本実施形態では、前記連通孔42をカバー部材2に貫通形成したが、ポンプボディ1の端壁1aに貫通形成することも可能である。
〔第2実施形態〕
図6〜図8は本発明の第2実施形態を示し、オイルポンプの配置を第1実施形態のものに対して逆さまに配置すると共に、連通孔42をカバー部材2の取り付け面2bの下部に上下方向に沿って形成したものである。なお、オイルポンプの構造は第1実施形態と同じであるから、同一の符番を付して具体的な説明は省略する。
すなわち、この実施形態では、コイルばね23が図中上側、つまり重力方向の上側に配置されていると共に、低圧室41が重力方向の下側に配置されている。
また、連通孔42は、図7及び図8に示すように、カバー部材2のポンプボディ1との取り付け面2bの下部に細長い溝状に形成されていると共に、前記低圧室41の底面に開口した一端部42a側から下方のオイルパン43に向かって開口した他端部42bまで上下垂直方向に沿って形成されて、前記取り付け面2bにポンプボディ1の取り付け面1gが当接した状態で連通孔として構成されている。
他の構成は第1実施形態と同じであるから、同一の作用効果が得られると共に、特に前記連通孔42が低圧室41の底面側から垂直下方向へ形成されていることから、低圧室41に流入、捕集されたオイルやコンタミが連通孔42を通ってオイルパン43内へ自重により自然に落下する。したがって、これらの排出効率が向上する。特に、ポンプの作動が停止した状態であっても、連通孔42を通って自然落下するので、低圧室41内の殆どのオイルやコンタミを効率よく排出することが可能になる。
この実施形態では、前記連通孔42がカバー部材2側に形成されているものを示したが、これをポンプボディ1の周壁を径方向から貫通形成することも可能である。
ところで、前記オイルポンプは、一般に機関の下部周辺に設けられ、この周囲には、クランクシャフトや前記オイルパン43の他に、例えばバランサ装置などの機器類が近接して配置されることが多く、搭載方向も搭載空間に合わせた箇所に配置されることになる。
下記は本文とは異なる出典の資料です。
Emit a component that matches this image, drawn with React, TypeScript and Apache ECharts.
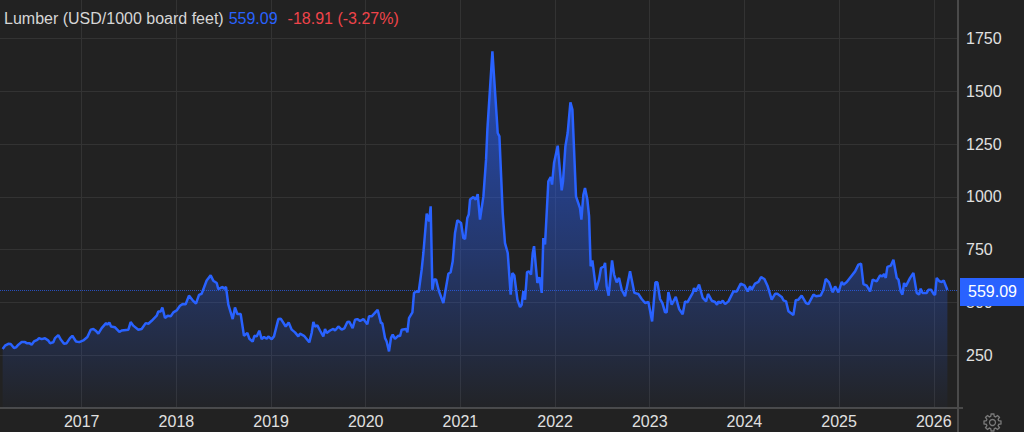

したがって、オイルポンプの搭載姿勢が常に一定になるとは限らず、特に近時のダウンサイジングの要請からそのレイアウトも極めて制限的となる。このため、オイルポンプの周辺機器との配置関係によっては、前記低圧室41や連通孔42の形成位置も制約を受けてしまう場合がある。そこで、第2実施形態のように連通孔42をオイルポンプの下側で駆動軸4に対して軸直角方向に形成することによって、低圧室41内のコンタミやリークオイルを自重によって自然落下させることにより、オイルパン43内に速やかに排出することができる。
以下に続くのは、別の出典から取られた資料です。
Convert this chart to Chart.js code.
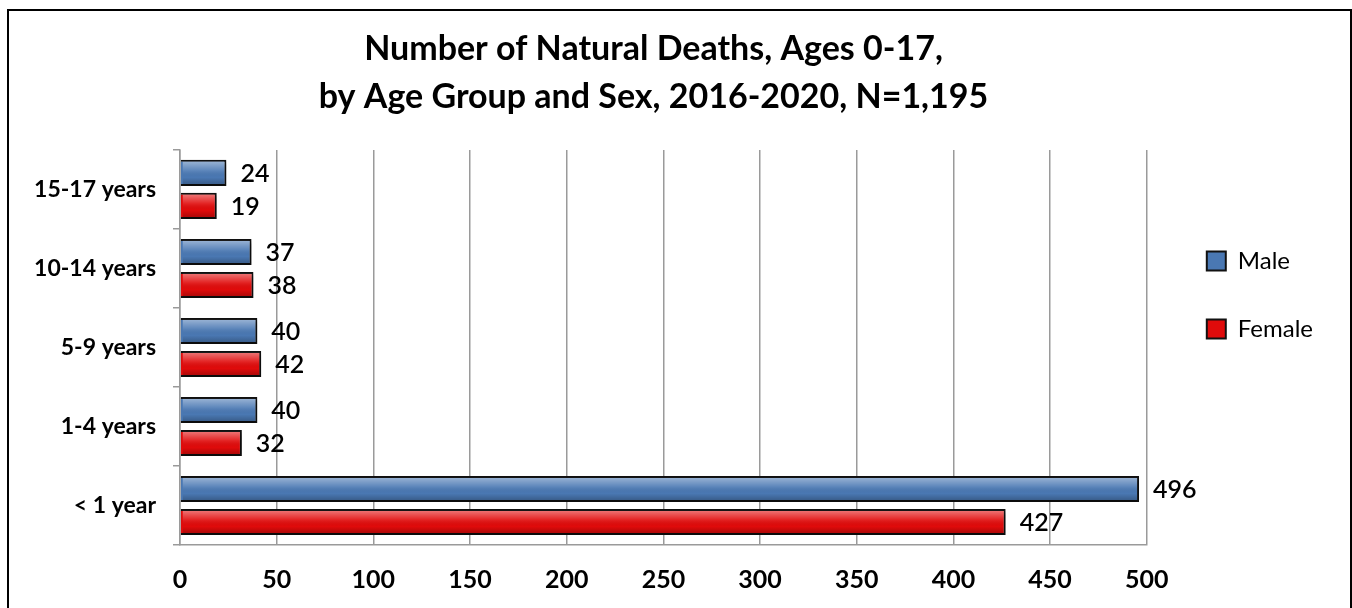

本発明は、前記各実施形態の構成に限定されるものではなく、例えば前記連通孔42を、カバー部材2とポンプボディ1のいずれかに形成することが可能であり、また、この連通孔42を複数形成することも可能である。
また、前記各実施形態では、連通孔42を、低圧側であるオイルパン43(大気)に連通させているが、場合によっては吸入負圧が発生する前記吸入口11b側などに連通させることも可能である。
さらに、前記低圧室41は、凹溝40を介して比較的大きな円弧状に形成されているが、コンタミなどを流入、捕集できる大きさであれば良く、さらに小さく形成することも可能である。
前記ポンプハウジングを、機関のシリンダブロックなどに取り付ける際におけるその向きは任意に選択でき、例えば機関などの大きさや仕様などに応じて自由に変更することも可能である。
前記各実施形態では、前記カムリング5を揺動させることで吐出量を可変にする形態を例に説明しているが、この吐出量を可変にする手段としては、前記揺動に係る手段のみならず、例えばカムリング5を径方向へと直線的に移動させることによって行うこととしてもよい。
さらに、前記各実施形態では、電磁切換弁50の弁体としてボール弁体53を用いているが、例えばスプール弁を用いることも可能である。
なお、前記各実施形態では、オイルポンプ1にベーン7を用いたポンプを用いているが、例えばギヤポンプを用いることも可能である。